Minorities have overcome oppression through meritocratic systems. It certainly hasn't worked for every demographic. But I don't think you're giving minorities enough credit in their ability to succeed through their own effort.

1. https://en.m.wikipedia.org/wiki/Cuban_Americans


>I'm not sure how a web comic from New Zealand is supposed to form an effective refutation in response to quantative data on academics in the United States. In case it wasn't clear I'm most talking about America.

Let me clarify this part, then: the post is about nothing particular New Zealandish that's not also the case in the US. It has been reposted and recommended in American media so many times precisely because it is relevant in the US too.

Furthermore, this is more than clear in the comic itself, which is told in a universal manner, and doesn't refer to any particular trait/habit/circumstance/factor of New Zealand life.

If anything, it is more USA than New Zealand (which has much less inequality of the sort the comic criticizes).

>Oppressed minorities have gotten themselves out of poverty by emphasizing hard work and education. I've already listed Jewish Americans and Asian Americans.

Jewish and Asian Americans didn't have 400 years of being abducted from their countries and working to death as slaves in the USA. After the initial racism against them as newcomers subsided they were quickly tolerated.

Blacks on the other had, had the contempt and the prejudice of their ex-owners and their children and grandchildren. They had started from less than 0, as they had their culture stolen from them in 400 years of slavery (as opposed to newer Jewish and Asian immigrants arriving with their old world cultures -- from "bar mitzvahs" and "delis", to "tiger moms").

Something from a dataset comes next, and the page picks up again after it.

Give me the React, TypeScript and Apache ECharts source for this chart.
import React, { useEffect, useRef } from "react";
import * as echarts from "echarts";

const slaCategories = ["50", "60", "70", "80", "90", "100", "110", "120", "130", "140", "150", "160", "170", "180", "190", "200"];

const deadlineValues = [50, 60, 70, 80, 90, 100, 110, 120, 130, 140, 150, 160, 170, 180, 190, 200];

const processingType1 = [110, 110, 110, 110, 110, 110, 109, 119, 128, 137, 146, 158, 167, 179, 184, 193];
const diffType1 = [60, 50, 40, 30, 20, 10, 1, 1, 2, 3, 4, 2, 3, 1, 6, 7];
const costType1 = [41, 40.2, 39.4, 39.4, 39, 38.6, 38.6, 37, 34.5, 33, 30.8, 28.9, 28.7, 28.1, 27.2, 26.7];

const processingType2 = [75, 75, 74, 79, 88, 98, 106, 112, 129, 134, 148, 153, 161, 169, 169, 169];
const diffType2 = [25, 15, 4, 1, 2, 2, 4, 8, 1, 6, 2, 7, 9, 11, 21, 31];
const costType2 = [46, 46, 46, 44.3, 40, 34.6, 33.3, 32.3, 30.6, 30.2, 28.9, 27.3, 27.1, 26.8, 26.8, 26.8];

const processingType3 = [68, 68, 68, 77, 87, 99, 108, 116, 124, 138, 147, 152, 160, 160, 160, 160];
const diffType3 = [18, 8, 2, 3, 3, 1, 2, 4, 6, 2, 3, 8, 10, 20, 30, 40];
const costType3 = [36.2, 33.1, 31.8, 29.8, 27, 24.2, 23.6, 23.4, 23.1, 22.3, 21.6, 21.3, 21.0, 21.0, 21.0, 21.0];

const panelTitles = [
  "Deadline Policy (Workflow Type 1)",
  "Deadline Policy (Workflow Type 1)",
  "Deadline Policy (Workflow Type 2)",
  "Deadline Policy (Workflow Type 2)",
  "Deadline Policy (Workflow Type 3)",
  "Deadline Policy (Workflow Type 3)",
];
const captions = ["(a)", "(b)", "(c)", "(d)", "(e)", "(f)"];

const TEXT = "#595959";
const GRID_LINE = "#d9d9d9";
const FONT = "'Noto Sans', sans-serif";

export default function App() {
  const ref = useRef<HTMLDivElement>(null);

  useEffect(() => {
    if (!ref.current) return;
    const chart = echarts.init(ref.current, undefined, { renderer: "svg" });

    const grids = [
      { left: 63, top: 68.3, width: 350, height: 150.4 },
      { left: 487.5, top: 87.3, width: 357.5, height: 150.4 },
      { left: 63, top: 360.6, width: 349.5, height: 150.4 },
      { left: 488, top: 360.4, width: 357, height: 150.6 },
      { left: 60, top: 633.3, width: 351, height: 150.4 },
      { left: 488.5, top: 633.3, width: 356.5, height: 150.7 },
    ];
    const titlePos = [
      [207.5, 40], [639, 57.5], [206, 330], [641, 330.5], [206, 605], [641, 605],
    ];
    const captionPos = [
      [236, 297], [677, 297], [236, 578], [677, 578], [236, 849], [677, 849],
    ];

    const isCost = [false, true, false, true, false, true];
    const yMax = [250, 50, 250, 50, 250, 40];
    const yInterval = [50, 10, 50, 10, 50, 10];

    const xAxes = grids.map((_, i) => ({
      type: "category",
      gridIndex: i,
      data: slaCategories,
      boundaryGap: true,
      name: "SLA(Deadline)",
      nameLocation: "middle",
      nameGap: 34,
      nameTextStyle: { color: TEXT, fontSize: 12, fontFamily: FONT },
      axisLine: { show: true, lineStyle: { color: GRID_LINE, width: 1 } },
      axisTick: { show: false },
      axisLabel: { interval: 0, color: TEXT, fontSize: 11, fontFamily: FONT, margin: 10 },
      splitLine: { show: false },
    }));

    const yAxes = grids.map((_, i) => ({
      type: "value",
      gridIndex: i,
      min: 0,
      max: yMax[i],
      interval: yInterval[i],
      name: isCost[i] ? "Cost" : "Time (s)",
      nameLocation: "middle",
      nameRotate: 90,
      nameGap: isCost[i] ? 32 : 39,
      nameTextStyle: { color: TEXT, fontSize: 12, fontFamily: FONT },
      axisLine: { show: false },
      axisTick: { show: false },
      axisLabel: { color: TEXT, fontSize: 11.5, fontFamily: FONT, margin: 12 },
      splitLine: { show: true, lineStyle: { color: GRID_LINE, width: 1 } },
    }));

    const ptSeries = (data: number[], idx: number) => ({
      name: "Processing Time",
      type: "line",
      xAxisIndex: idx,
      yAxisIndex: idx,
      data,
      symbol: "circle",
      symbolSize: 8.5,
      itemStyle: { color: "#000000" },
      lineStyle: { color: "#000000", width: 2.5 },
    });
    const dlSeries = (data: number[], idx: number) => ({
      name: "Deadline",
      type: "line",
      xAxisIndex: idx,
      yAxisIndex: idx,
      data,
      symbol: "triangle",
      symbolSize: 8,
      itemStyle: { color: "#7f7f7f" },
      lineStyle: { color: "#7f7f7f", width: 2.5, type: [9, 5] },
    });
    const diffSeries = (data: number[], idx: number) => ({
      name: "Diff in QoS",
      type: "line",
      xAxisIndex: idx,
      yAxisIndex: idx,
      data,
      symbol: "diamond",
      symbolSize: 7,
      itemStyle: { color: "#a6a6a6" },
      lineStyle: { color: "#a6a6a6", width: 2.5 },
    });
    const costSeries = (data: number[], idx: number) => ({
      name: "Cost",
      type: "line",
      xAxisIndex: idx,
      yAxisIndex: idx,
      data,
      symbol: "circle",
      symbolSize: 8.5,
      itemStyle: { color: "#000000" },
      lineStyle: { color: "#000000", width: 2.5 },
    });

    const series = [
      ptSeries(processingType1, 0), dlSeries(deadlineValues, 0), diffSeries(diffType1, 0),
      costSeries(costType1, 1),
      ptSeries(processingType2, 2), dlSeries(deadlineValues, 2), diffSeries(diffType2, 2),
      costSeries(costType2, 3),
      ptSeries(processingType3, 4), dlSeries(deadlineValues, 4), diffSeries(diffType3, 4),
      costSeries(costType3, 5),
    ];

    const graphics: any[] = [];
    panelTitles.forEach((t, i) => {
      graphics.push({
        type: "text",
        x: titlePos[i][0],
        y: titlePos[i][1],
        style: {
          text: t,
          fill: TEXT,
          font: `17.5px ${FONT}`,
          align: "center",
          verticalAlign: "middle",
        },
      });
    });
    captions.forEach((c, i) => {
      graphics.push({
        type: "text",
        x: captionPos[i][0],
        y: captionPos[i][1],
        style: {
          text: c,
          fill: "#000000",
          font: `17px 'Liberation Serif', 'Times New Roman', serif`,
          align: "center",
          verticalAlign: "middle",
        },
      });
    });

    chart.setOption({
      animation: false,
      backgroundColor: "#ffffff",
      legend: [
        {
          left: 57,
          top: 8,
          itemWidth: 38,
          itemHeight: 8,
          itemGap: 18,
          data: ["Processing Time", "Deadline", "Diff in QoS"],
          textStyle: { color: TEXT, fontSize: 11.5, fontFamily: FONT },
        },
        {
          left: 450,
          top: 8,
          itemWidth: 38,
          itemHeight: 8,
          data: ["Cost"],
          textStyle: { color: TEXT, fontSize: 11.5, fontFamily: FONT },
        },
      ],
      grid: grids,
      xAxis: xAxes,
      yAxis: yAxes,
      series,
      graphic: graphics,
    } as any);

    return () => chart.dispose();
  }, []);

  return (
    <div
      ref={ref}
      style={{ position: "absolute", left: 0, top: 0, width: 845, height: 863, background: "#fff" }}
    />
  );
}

Asians and Jews had their persecution up around the 40s or so, but they didn't have segregated schools, hotels, restaurants up to the late 60s. They didn't have to put up with redlining when looking for places to live (up to now). They don't have discrimination against them in white collar jobs still. They're not routinely killed without questions asked by cops in percentages unheard of for any western country police force (even accounting those countries total population, not just the black population).


Again, I mentioned that meritocracy hasn't been successful for every single demographic. My whole point is that meritocracy does uplift poor minorities when effort is put in. Don't get me wrong it almost certainly takes more effort for a poor minority to succeed than a rich person - I've been reiterating this since my original comment. But meritocracy does provide a ladder to lift groups out of poverty in a manner that society as a whole seems fair. I think you recognize this when you reference "tiger moms" as part of the reasons why Asians have succeeded.

The fact that it hasn't worked for Blacks in America doesn't alter the fact that is has worked for Irish, Germans, Asians, Jews, and Latinos. One can make a decent claim that more minorities have benefitted from meritocracy than have been left behind.